_PROVIDED MATERIAL_.
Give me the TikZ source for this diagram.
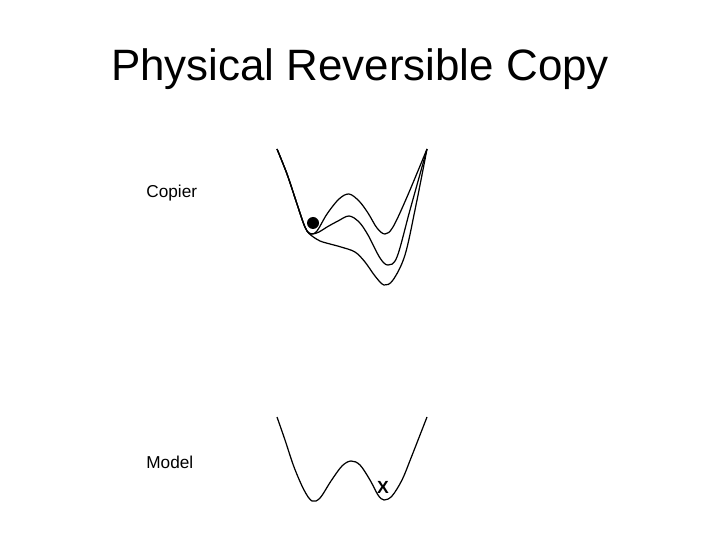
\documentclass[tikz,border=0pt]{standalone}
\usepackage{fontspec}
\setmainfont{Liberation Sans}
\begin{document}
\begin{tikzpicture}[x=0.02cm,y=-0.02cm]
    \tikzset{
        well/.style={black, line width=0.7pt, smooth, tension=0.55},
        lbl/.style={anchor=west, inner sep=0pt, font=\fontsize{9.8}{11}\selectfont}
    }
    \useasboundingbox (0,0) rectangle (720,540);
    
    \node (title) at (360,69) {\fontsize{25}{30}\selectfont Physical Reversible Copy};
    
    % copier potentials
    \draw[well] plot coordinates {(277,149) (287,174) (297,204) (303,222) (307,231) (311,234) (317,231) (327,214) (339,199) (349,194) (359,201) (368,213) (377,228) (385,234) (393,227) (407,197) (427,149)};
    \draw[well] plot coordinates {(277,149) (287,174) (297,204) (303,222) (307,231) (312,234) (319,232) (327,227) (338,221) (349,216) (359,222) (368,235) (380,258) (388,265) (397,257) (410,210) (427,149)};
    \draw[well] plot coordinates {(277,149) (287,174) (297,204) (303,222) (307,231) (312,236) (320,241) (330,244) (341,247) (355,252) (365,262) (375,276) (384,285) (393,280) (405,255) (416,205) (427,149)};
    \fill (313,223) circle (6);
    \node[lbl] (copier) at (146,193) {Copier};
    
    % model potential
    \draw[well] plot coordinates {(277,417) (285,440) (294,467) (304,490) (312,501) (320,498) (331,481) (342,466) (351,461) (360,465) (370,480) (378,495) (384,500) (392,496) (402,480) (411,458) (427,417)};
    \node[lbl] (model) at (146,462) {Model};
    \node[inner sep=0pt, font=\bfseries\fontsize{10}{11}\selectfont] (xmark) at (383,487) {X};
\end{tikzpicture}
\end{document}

_WRITTEN REQUEST_. Reproduce each line exactly as it appears, omitting the pictures.

_REPLY TO THE TASK_.
Give me the TikZ source for this diagram.
\documentclass[tikz,border=0pt]{standalone}
\usepackage{fontspec}
\setmainfont{Liberation Sans}
\begin{document}
\begin{tikzpicture}[x=0.02cm,y=-0.02cm]
    \tikzset{
        well/.style={black, line width=0.7pt, smooth, tension=0.55},
        lbl/.style={anchor=west, inner sep=0pt, font=\fontsize{9.8}{11}\selectfont}
    }
    \useasboundingbox (0,0) rectangle (720,540);
    
    \node (title) at (360,69) {\fontsize{25}{30}\selectfont Physical Reversible Copy};
    
    % copier potentials
    \draw[well] plot coordinates {(277,149) (287,174) (297,204) (303,222) (307,231) (311,234) (317,231) (327,214) (339,199) (349,194) (359,201) (368,213) (377,228) (385,234) (393,227) (407,197) (427,149)};
    \draw[well] plot coordinates {(277,149) (287,174) (297,204) (303,222) (307,231) (312,234) (319,232) (327,227) (338,221) (349,216) (359,222) (368,235) (380,258) (388,265) (397,257) (410,210) (427,149)};
    \draw[well] plot coordinates {(277,149) (287,174) (297,204) (303,222) (307,231) (312,236) (320,241) (330,244) (341,247) (355,252) (365,262) (375,276) (384,285) (393,280) (405,255) (416,205) (427,149)};
    \fill (313,223) circle (6);
    \node[lbl] (copier) at (146,193) {Copier};
    
    % model potential
    \draw[well] plot coordinates {(277,417) (285,440) (294,467) (304,490) (312,501) (320,498) (331,481) (342,466) (351,461) (360,465) (370,480) (378,495) (384,500) (392,496) (402,480) (411,458) (427,417)};
    \node[lbl] (model) at (146,462) {Model};
    \node[inner sep=0pt, font=\bfseries\fontsize{10}{11}\selectfont] (xmark) at (383,487) {X};
\end{tikzpicture}
\end{document}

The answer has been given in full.